**Short task:** Give the listing again character for character, but drop the images.

**Dataset entries:**
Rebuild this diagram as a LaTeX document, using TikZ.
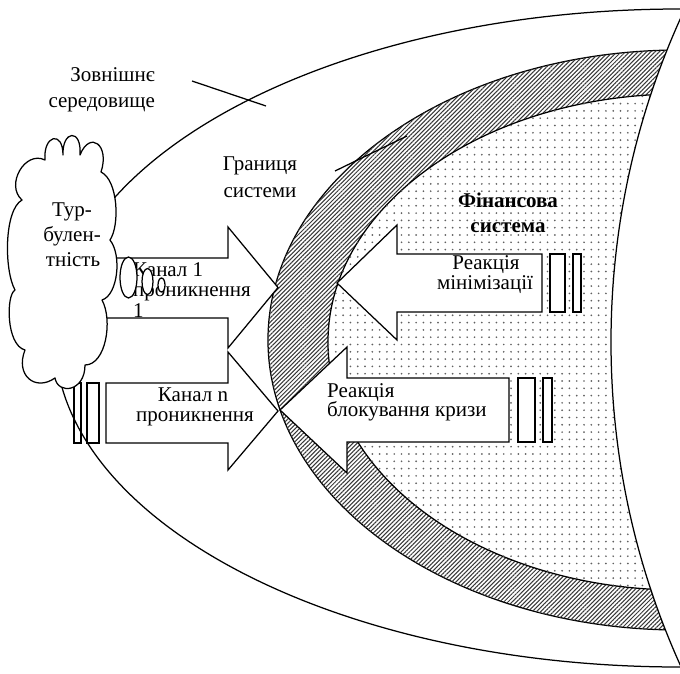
\documentclass[tikz,border=0pt]{standalone}
\usepackage{fontspec}
\setmainfont{Liberation Serif}
\usetikzlibrary{patterns.meta}
\begin{document}
\begin{tikzpicture}[x=1pt,y=-1pt,
  ln/.style={line width=1.25pt, line join=miter},
  hatchfill/.style={fill=white, postaction={pattern={Lines[angle=45,distance=3pt,line width=1.05pt]}, pattern color=black!78}},
  dotfill/.style={fill=white, postaction={pattern={Dots[distance=7.3pt,radius=0.95pt]}, pattern color=black!62}},
  txt/.style={font=\fontsize{21}{23}\selectfont, inner sep=0pt},
  btxt/.style={font=\fontsize{21}{23}\selectfont\bfseries, inner sep=0pt},
  barbox/.style={ln, fill=white},
  arrowbox/.style={ln, fill=white},
  cloudline/.style={line width=1.25pt, line join=round, fill=white}]
\useasboundingbox (0,0) rectangle (680,673);
% regions
\draw[ln, hatchfill] (680,340) ellipse [x radius=412, y radius=290];
\draw[ln, dotfill] (680,342) ellipse [x radius=352, y radius=248];
\draw[ln, fill=white] (1397,342) circle [radius=786];
\draw[ln] (680,338) ellipse [x radius=625, y radius=329];
% pointer lines
\coordinate (p1a) at (192,81);
\coordinate (p1b) at (266,106);
\coordinate (p2a) at (335,171);
\coordinate (p2b) at (407,136);
\draw[ln] (p1a) -- (p1b);
\draw[ln] (p2a) -- (p2b);
% channel arrow n bars
\draw[ln] (74,383) rectangle (81,443);
\draw[ln] (87,383) rectangle (99,443);
% channel arrows
\draw[arrowbox] (100,258) -- (228,258) -- (228,227) -- (278,287.5) -- (228,348) -- (228,318) -- (100,318) -- cycle;
\draw[arrowbox] (106,383) -- (228,383) -- (228,352) -- (278,411) -- (228,470) -- (228,443) -- (106,443) -- cycle;
% reaction arrows
\draw[arrowbox] (542,254) -- (397,254) -- (397,225) -- (337,283) -- (397,340) -- (397,312) -- (542,312) -- cycle;
\draw[barbox] (550,254) rectangle (565,312);
\draw[barbox] (573,254) rectangle (581,312);
\draw[arrowbox] (509,378) -- (347,378) -- (347,347) -- (280,410) -- (347,473) -- (347,442) -- (509,442) -- cycle;
\draw[barbox] (518,378) rectangle (535,442);
\draw[barbox] (543,378) rectangle (552,442);
% cloud
\draw[cloudline] (22,200) .. controls (5,185) and (25,150) .. (45,160)
  .. controls (43,135) and (63,130) .. (63,155)
  .. controls (62,130) and (82,128) .. (80,155)
  .. controls (90,130) and (110,145) .. (101,172)
  .. controls (118,180) and (120,225) .. (110,240)
  .. controls (122,255) and (118,295) .. (102,300)
  .. controls (113,320) and (106,365) .. (85,365)
  .. controls (85,392) and (58,395) .. (55,378)
  .. controls (35,392) and (15,375) .. (25,350)
  .. controls (6,345) and (6,295) .. (15,290)
  .. controls (4,270) and (4,210) .. (22,200) -- cycle;
% texts
\node[txt, anchor=base east] (env1) at (155,81) {Зовнішнє};
\node[txt, anchor=base east] (env2) at (155,107) {середовище};
\node[txt, anchor=base] (bnd1) at (260,170) {Границя};
\node[txt, anchor=base] (bnd2) at (260,197) {системи};
\node[btxt, anchor=base] (fin1) at (508,207) {Фінансова};
\node[btxt, anchor=base] (fin2) at (508,232) {система};
\node[txt, anchor=base] (tur1) at (72,216) {Тур-};
\node[txt, anchor=base] (tur2) at (72,241) {булен-};
\node[txt, anchor=base] (tur3) at (73,266) {тність};
\node[txt, anchor=base west] (ch1a) at (133,276) {Канал 1};
\node[txt, anchor=base west] (ch1b) at (133,296) {проникнення};
\node[txt, anchor=base west] (ch1c) at (133,317) {1};
\node[txt, anchor=base] (chna) at (193,401) {Канал n};
\node[txt, anchor=base] (chnb) at (195,421) {проникнення};
\node[txt, anchor=base] (rm1) at (486,269) {Реакція};
\node[txt, anchor=base] (rm2) at (485,289) {мінімізації};
\node[txt, anchor=base west] (rb1) at (327,397) {Реакція};
\node[txt, anchor=base west] (rb2) at (327,416) {блокування кризи};
% bubbles in channel 1
\draw[ln, fill=white] (128.5,277.5) ellipse [x radius=8.5, y radius=20.5];
\draw[ln, fill=white] (147.5,281.5) ellipse [x radius=5.5, y radius=13];
\draw[ln, fill=white] (161.5,285) ellipse [x radius=3.5, y radius=7];
\end{tikzpicture}
\end{document}
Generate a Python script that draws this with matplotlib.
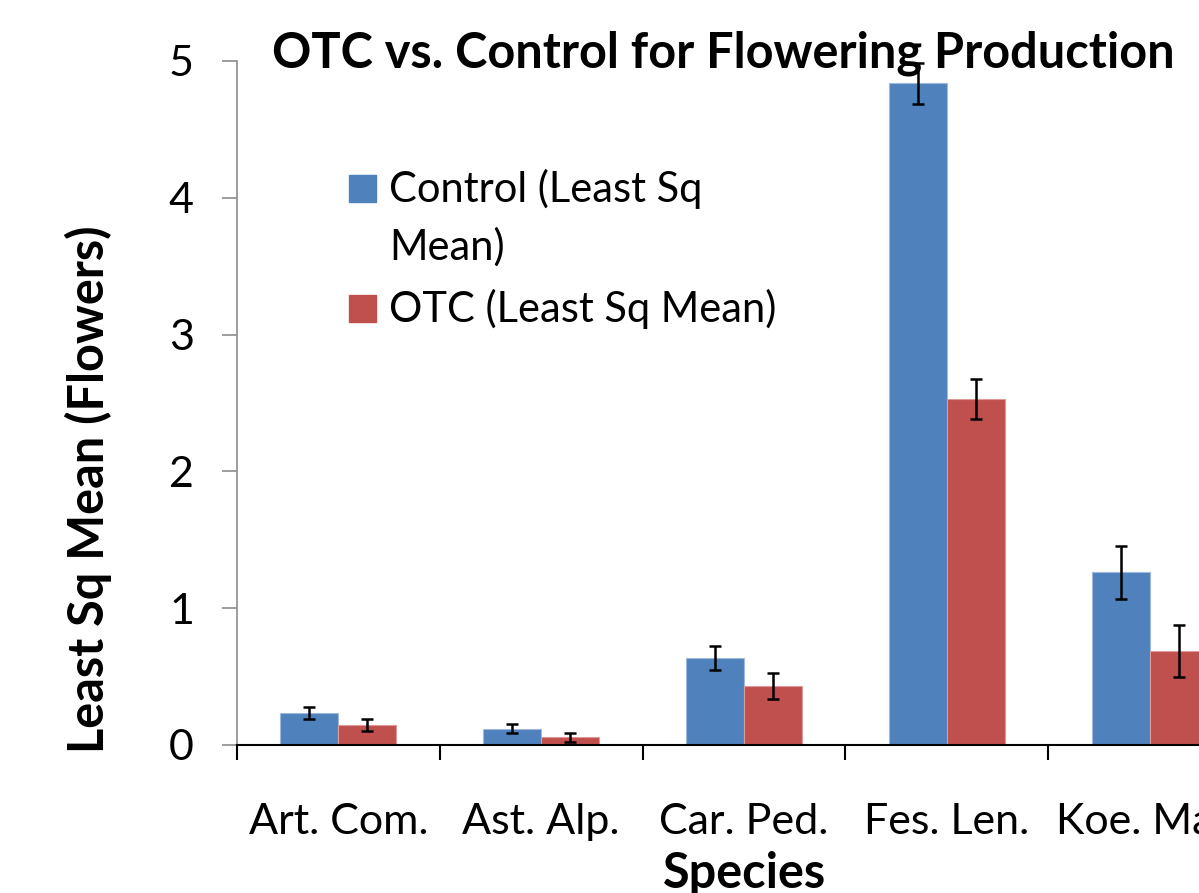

**Task answer:**
Rebuild this diagram as a LaTeX document, using TikZ.
\documentclass[tikz,border=0pt]{standalone}
\usepackage{fontspec}
\setmainfont{Liberation Serif}
\usetikzlibrary{patterns.meta}
\begin{document}
\begin{tikzpicture}[x=1pt,y=-1pt,
  ln/.style={line width=1.25pt, line join=miter},
  hatchfill/.style={fill=white, postaction={pattern={Lines[angle=45,distance=3pt,line width=1.05pt]}, pattern color=black!78}},
  dotfill/.style={fill=white, postaction={pattern={Dots[distance=7.3pt,radius=0.95pt]}, pattern color=black!62}},
  txt/.style={font=\fontsize{21}{23}\selectfont, inner sep=0pt},
  btxt/.style={font=\fontsize{21}{23}\selectfont\bfseries, inner sep=0pt},
  barbox/.style={ln, fill=white},
  arrowbox/.style={ln, fill=white},
  cloudline/.style={line width=1.25pt, line join=round, fill=white}]
\useasboundingbox (0,0) rectangle (680,673);
% regions
\draw[ln, hatchfill] (680,340) ellipse [x radius=412, y radius=290];
\draw[ln, dotfill] (680,342) ellipse [x radius=352, y radius=248];
\draw[ln, fill=white] (1397,342) circle [radius=786];
\draw[ln] (680,338) ellipse [x radius=625, y radius=329];
% pointer lines
\coordinate (p1a) at (192,81);
\coordinate (p1b) at (266,106);
\coordinate (p2a) at (335,171);
\coordinate (p2b) at (407,136);
\draw[ln] (p1a) -- (p1b);
\draw[ln] (p2a) -- (p2b);
% channel arrow n bars
\draw[ln] (74,383) rectangle (81,443);
\draw[ln] (87,383) rectangle (99,443);
% channel arrows
\draw[arrowbox] (100,258) -- (228,258) -- (228,227) -- (278,287.5) -- (228,348) -- (228,318) -- (100,318) -- cycle;
\draw[arrowbox] (106,383) -- (228,383) -- (228,352) -- (278,411) -- (228,470) -- (228,443) -- (106,443) -- cycle;
% reaction arrows
\draw[arrowbox] (542,254) -- (397,254) -- (397,225) -- (337,283) -- (397,340) -- (397,312) -- (542,312) -- cycle;
\draw[barbox] (550,254) rectangle (565,312);
\draw[barbox] (573,254) rectangle (581,312);
\draw[arrowbox] (509,378) -- (347,378) -- (347,347) -- (280,410) -- (347,473) -- (347,442) -- (509,442) -- cycle;
\draw[barbox] (518,378) rectangle (535,442);
\draw[barbox] (543,378) rectangle (552,442);
% cloud
\draw[cloudline] (22,200) .. controls (5,185) and (25,150) .. (45,160)
  .. controls (43,135) and (63,130) .. (63,155)
  .. controls (62,130) and (82,128) .. (80,155)
  .. controls (90,130) and (110,145) .. (101,172)
  .. controls (118,180) and (120,225) .. (110,240)
  .. controls (122,255) and (118,295) .. (102,300)
  .. controls (113,320) and (106,365) .. (85,365)
  .. controls (85,392) and (58,395) .. (55,378)
  .. controls (35,392) and (15,375) .. (25,350)
  .. controls (6,345) and (6,295) .. (15,290)
  .. controls (4,270) and (4,210) .. (22,200) -- cycle;
% texts
\node[txt, anchor=base east] (env1) at (155,81) {Зовнішнє};
\node[txt, anchor=base east] (env2) at (155,107) {середовище};
\node[txt, anchor=base] (bnd1) at (260,170) {Границя};
\node[txt, anchor=base] (bnd2) at (260,197) {системи};
\node[btxt, anchor=base] (fin1) at (508,207) {Фінансова};
\node[btxt, anchor=base] (fin2) at (508,232) {система};
\node[txt, anchor=base] (tur1) at (72,216) {Тур-};
\node[txt, anchor=base] (tur2) at (72,241) {булен-};
\node[txt, anchor=base] (tur3) at (73,266) {тність};
\node[txt, anchor=base west] (ch1a) at (133,276) {Канал 1};
\node[txt, anchor=base west] (ch1b) at (133,296) {проникнення};
\node[txt, anchor=base west] (ch1c) at (133,317) {1};
\node[txt, anchor=base] (chna) at (193,401) {Канал n};
\node[txt, anchor=base] (chnb) at (195,421) {проникнення};
\node[txt, anchor=base] (rm1) at (486,269) {Реакція};
\node[txt, anchor=base] (rm2) at (485,289) {мінімізації};
\node[txt, anchor=base west] (rb1) at (327,397) {Реакція};
\node[txt, anchor=base west] (rb2) at (327,416) {блокування кризи};
% bubbles in channel 1
\draw[ln, fill=white] (128.5,277.5) ellipse [x radius=8.5, y radius=20.5];
\draw[ln, fill=white] (147.5,281.5) ellipse [x radius=5.5, y radius=13];
\draw[ln, fill=white] (161.5,285) ellipse [x radius=3.5, y radius=7];
\end{tikzpicture}
\end{document}
Generate a Python script that draws this with matplotlib.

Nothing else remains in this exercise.